Hace pocos días, el secretario general de la OEA y excanciller del gobierno de José Mujica en Uruguay, Luis Almagro, recibió en la sede de la organización a un grupo de congresistas opositores venezolanos. Entre otras cosas, le solicitaron activar la CDI. Esto bastó para que el gobierno venezolano solicitara una reunión extraordinaria del Consejo Permanente de la OEA, celebrada el 5 de este mes, donde su canciller, Delcy Rodríguez, en una diatriba de 7.462 palabras, acusó a Almagro de pretender “pasar por encima de los Estados miembros” de la organización y ser un agente de Washington.
Su ejemplo de matonismo diplomático, típico del régimen venezolano, no ha amedrentado al secretario general, y esperamos que tampoco amedrente a los gobiernos democráticos del hemisferio, entre ellos el de Costa Rica. El mismo día de los exabruptos de la canciller Rodríguez, la Secretaría de Asuntos Jurídicos de la OEA emitió unas “Consideraciones para la invocación de la Carta Democrática de las Américas”, en la que aclara lo que ya se sabía, pero Venezuela pretende negar: el instrumento no solo puede ser invocado por los gobiernos que se sientan afectados o amenazados, sino también por el secretario general o por “cualquier Estado miembro” si existe una “alteración grave de la democracia” en cualquier país, a criterio del Consejo Permanente.
El martes 10, además, Almagro emitió una declaración en que reitera su deber de “velar por el cumplimiento de las normas interamericanas” acordadas por la totalidad de miembros de la OEA, rechaza que se llame “traidores” a quienes denuncien violaciones a la democracia y los derechos humanos y concluye con una poderosa frase, sin duda inspirada en los opositores venezolanos: “Todo aquel que quiera para su patria más derechos, más libertad, más democracia, y que para ello recurra a la ayuda de las instituciones americanas (…) debería ser considerado un patriota y un defensor de la democracia, más allá de a qué partido pertenezca”.

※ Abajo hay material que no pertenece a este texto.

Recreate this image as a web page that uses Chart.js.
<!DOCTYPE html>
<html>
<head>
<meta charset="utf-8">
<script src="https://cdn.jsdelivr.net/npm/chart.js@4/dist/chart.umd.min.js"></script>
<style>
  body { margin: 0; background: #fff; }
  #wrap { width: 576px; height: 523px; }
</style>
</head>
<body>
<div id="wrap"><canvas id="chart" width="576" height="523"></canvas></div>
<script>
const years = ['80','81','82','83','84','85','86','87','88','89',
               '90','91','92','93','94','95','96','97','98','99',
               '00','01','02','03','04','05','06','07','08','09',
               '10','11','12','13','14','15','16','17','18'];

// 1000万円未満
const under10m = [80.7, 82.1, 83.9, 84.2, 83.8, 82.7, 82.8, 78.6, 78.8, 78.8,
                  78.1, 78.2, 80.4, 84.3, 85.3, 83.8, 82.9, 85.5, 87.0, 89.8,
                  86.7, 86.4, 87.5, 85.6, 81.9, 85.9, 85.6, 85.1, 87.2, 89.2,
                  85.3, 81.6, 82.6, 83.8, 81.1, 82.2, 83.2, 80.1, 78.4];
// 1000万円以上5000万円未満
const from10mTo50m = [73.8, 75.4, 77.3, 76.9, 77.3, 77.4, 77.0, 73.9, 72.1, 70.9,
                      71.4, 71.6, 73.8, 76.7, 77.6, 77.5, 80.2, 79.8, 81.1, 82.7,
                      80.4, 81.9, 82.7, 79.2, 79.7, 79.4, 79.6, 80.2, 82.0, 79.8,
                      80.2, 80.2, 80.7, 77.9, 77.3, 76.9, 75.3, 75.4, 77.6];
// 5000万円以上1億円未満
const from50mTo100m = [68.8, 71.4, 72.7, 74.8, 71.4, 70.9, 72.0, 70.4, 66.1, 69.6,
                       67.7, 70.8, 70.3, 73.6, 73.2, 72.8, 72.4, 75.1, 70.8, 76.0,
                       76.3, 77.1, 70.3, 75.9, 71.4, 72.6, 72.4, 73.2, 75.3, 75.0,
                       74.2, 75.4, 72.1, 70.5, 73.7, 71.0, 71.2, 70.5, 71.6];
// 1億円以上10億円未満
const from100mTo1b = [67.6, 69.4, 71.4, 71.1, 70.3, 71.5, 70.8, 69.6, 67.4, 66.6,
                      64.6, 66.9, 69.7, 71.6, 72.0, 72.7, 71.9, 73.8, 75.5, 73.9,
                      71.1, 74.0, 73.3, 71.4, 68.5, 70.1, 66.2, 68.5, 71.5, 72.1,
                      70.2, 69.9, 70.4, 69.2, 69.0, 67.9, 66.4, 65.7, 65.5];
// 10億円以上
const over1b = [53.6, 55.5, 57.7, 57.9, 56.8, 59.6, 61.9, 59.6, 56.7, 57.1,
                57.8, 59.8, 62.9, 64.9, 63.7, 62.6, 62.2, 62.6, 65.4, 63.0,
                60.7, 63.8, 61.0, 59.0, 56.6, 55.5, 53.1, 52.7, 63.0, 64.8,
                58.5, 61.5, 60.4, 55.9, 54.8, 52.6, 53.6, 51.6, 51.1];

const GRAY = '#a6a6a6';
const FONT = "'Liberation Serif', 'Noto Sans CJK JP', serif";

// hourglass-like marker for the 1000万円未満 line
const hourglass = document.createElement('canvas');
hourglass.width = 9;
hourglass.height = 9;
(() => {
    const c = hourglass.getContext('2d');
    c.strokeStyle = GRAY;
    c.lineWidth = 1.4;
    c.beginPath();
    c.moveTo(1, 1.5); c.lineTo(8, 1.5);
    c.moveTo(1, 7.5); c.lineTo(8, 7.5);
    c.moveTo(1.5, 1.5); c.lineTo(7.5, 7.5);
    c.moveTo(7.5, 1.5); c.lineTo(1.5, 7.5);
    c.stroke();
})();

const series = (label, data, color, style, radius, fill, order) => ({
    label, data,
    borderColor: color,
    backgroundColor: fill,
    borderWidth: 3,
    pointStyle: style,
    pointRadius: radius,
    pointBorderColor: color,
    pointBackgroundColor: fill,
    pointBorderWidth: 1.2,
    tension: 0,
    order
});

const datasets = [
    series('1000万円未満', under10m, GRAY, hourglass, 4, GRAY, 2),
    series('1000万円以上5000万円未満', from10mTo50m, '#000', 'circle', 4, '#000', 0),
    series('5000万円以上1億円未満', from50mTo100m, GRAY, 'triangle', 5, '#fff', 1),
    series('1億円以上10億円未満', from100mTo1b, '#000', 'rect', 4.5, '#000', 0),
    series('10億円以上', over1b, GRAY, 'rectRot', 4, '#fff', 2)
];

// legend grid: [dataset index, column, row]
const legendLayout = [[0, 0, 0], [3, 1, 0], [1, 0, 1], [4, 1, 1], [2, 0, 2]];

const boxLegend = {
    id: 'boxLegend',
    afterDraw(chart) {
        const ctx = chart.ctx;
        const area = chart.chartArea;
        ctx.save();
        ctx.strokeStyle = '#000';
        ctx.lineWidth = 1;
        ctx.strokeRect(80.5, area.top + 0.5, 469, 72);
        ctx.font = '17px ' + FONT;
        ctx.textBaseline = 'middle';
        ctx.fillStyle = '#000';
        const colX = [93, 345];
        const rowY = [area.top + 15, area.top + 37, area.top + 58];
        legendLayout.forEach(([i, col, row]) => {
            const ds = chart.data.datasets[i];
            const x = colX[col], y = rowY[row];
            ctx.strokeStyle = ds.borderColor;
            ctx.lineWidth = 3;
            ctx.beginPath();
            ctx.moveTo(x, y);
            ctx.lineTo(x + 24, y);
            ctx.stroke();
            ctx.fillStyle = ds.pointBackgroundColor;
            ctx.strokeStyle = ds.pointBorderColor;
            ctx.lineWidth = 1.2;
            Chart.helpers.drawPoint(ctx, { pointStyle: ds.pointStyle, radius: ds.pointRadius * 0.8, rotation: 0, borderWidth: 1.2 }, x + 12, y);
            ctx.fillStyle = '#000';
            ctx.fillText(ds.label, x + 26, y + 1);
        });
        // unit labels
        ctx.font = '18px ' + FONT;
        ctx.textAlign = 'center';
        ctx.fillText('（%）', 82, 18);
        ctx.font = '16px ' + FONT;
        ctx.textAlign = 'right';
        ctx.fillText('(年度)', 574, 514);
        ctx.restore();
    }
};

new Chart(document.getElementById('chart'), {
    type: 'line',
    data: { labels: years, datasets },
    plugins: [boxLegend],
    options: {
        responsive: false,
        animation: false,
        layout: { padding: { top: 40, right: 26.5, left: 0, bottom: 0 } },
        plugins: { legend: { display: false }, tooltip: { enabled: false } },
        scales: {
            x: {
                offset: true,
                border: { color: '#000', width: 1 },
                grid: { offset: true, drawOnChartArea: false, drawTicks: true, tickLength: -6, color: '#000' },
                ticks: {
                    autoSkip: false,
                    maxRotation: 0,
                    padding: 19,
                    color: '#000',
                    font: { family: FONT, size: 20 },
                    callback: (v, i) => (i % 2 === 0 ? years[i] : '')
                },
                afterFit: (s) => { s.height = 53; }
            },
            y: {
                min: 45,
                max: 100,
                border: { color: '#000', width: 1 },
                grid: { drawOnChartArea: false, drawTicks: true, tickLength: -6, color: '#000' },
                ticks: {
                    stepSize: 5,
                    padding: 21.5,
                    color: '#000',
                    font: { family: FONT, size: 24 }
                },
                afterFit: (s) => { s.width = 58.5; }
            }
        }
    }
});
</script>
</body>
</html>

La OEA –es decir, sus Estados miembros– no solo debe prestar atención al llamado de los opositores venezolanos; debe convertir esa atención, tal como establece la propia Carta, en gestiones serias para impulsar la normalización institucional y democrática en Venezuela. No hacerlo ahora es mucho más que incumplir con un deber; es cerrar las oportunidades que aún existen para evitar la catástrofe. El proceso debe iniciarse ya, aunque Venezuela y sus aliados destapen aún peores recursos retóricos, presiones y amenazas.